The comparison Frost draws is what a scientist would call surface tension, that apparently gravity-defying position that liquid can hold slightly above their container before spilling over. We have all tried that stunt, marveling at how water refuses to drip down our glass even though it exceeds its barrier. Admittedly, I still do so as a challenge on mornings when pouring orange juice into a four-ounce glass. Returning to the lonely boy painstakingly ascending the birch, I delight in the realization that Frost breaks the common belief of youth's reckless abandon. Sure, we can see climbing a tree as reckless, but the boy does so with utmost caution and precision, inclinations we usually do not attribute to children. Even above the brim. I never tire of that moment in "Birches."   

Monday, December 09, 2024

A Way with Words, Part 7: Sharon Olds's Artistic Choice

At the Geraldine R. Dodge Foundation Poetry Festival in Stanhope, New Jersey some 30 years ago, poet Sharon Olds responded to a question about her bringing into her poetry people from her life, such as her parents, husband, and children. She used the terms silence for omitting real people and song for referring to them in her work. She concluded, "If I have to choose between silence and song, I will choose song." 

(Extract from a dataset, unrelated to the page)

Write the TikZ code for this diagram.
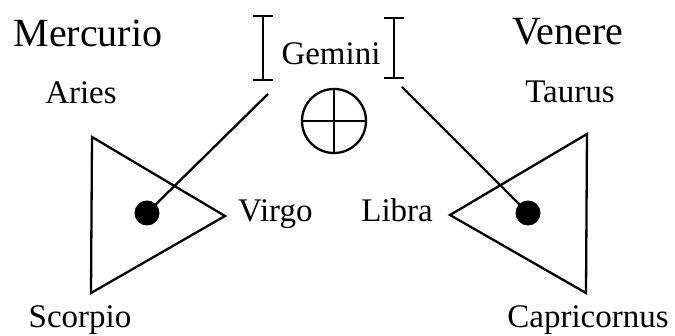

Even if we disagree with Olds's choice, we can still appreciate her metaphor, equating the concealment of personal experience as silence and its use as song. We can also extend her statement to the political poetry Ernesto Cardenal, Lawrence Ferlinghetti, Allen Ginsberg, and Pablo Neruda, and to other genres, such as the education treatises of Paolo Freire and the historical criticism of Michel Foucault. Silence evokes closed societies and song open ones. What better way is there to discover how human beings deal with grief, mental illness, and brutal oppression?  

While we may stop short when it comes to showcasing our family members or friends in our writing, the writer's imperative is song. That is our existential dilemma. We need to communicate to learn, to evolve as a culture.

Monday, December 02, 2024

A Way with Words, Part 6: William Faulkner's Singulary Artistry

This 10-part series, "A Way with Words," has focused up to this point on written sentences by notable authors. But for this post, I turn to the spoken word of Nobel laureate William Faulkner from his legendary 1956 Paris Review inerview, which I strongly encourage developing writers to read. The first page alone is worth memorizing as a mantra to guide one's writing life. Here is one such quote in response to a question about the importance of a writer's individuality:

All of us failed to match our dream of perfection. So I rate us on the basis of our splendid failure to do the impossible. In my opinion, if I could write all my work again, I am convinced that I would do it better, which is the healthiest condition for an artist. That's why he keeps on working, trying again; he believes each time that this time he will do it, bring it off. Of course he won't, which is why this condition is healthy.

For this reason, writers grow more metaphysical, painters more impressionistic, and composers more abstract. They continually and dutifully try to attain the unreachable in their artform. During the creative process, the representation of their imagination matters infinitely more to them than the linguistic mindset of their reader, the visual perspective of their viewer, or the aural sensibility of their listener. This creative endeavor, claims Faulkner, is the true work of the artist.